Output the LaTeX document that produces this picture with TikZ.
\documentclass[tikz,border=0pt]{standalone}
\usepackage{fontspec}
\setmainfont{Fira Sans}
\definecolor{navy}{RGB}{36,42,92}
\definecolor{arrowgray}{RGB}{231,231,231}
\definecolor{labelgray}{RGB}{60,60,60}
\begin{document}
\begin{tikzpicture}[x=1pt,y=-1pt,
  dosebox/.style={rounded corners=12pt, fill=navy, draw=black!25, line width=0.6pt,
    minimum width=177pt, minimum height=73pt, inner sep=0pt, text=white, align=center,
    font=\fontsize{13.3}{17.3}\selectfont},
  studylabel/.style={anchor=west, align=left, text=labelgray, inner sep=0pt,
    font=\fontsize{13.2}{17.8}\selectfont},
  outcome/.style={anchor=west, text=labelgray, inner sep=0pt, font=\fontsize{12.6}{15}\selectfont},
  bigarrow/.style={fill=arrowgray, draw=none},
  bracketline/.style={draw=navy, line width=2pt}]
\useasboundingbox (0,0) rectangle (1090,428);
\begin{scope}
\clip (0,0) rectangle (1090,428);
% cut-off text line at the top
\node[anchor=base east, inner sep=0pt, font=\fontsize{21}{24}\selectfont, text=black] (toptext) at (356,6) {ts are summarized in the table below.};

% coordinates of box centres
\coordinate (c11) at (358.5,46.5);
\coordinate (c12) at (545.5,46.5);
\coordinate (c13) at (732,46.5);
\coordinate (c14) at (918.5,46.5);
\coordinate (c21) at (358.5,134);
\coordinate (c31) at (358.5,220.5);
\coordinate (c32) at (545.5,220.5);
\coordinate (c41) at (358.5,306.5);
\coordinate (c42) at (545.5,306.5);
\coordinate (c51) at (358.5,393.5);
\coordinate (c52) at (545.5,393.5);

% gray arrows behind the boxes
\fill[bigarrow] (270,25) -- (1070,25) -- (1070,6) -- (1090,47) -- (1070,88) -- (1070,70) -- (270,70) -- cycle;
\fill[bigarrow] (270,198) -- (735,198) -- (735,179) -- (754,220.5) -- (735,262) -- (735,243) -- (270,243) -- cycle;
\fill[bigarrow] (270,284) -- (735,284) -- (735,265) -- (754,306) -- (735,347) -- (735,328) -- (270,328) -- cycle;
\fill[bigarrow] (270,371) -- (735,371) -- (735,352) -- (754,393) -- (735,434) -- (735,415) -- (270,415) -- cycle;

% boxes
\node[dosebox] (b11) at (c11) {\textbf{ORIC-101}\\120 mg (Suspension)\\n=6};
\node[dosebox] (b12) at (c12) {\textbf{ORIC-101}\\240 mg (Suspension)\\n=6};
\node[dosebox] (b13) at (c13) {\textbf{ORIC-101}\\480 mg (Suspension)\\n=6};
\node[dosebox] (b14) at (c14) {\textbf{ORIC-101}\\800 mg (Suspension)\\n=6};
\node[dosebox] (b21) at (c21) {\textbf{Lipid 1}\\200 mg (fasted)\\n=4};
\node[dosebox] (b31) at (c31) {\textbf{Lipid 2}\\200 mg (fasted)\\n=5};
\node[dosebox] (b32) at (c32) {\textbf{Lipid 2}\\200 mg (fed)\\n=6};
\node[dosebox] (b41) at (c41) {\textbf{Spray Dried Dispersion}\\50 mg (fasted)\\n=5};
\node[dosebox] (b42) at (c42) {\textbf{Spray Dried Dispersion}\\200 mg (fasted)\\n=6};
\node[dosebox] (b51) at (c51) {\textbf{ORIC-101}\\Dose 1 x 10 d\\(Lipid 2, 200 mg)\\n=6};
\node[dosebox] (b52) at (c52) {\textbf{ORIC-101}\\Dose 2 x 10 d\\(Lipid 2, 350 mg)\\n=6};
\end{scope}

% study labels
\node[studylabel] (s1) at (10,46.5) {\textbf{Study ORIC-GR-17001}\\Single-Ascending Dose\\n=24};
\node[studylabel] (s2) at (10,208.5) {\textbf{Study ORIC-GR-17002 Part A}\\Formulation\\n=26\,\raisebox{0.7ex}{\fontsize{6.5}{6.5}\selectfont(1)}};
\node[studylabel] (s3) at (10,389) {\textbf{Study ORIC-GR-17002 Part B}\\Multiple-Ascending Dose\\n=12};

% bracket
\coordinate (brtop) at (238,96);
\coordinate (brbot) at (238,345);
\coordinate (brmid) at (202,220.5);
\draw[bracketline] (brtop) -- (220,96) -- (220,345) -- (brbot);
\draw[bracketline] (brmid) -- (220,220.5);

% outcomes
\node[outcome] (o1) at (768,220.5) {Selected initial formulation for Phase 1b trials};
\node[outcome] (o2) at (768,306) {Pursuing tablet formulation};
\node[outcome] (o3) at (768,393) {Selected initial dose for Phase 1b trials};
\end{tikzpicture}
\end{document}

--------------------------------

* Given task *
Begin with the first line of the data above and, please, print each line exactly until you have printed the line containing "text=black] (toptext) at"; print nothing else.

* Complete output *
Output the LaTeX document that produces this picture with TikZ.
\documentclass[tikz,border=0pt]{standalone}
\usepackage{fontspec}
\setmainfont{Fira Sans}
\definecolor{navy}{RGB}{36,42,92}
\definecolor{arrowgray}{RGB}{231,231,231}
\definecolor{labelgray}{RGB}{60,60,60}
\begin{document}
\begin{tikzpicture}[x=1pt,y=-1pt,
  dosebox/.style={rounded corners=12pt, fill=navy, draw=black!25, line width=0.6pt,
    minimum width=177pt, minimum height=73pt, inner sep=0pt, text=white, align=center,
    font=\fontsize{13.3}{17.3}\selectfont},
  studylabel/.style={anchor=west, align=left, text=labelgray, inner sep=0pt,
    font=\fontsize{13.2}{17.8}\selectfont},
  outcome/.style={anchor=west, text=labelgray, inner sep=0pt, font=\fontsize{12.6}{15}\selectfont},
  bigarrow/.style={fill=arrowgray, draw=none},
  bracketline/.style={draw=navy, line width=2pt}]
\useasboundingbox (0,0) rectangle (1090,428);
\begin{scope}
\clip (0,0) rectangle (1090,428);
% cut-off text line at the top
\node[anchor=base east, inner sep=0pt, font=\fontsize{21}{24}\selectfont, text=black] (toptext) at (356,6) {ts are summarized in the table below.};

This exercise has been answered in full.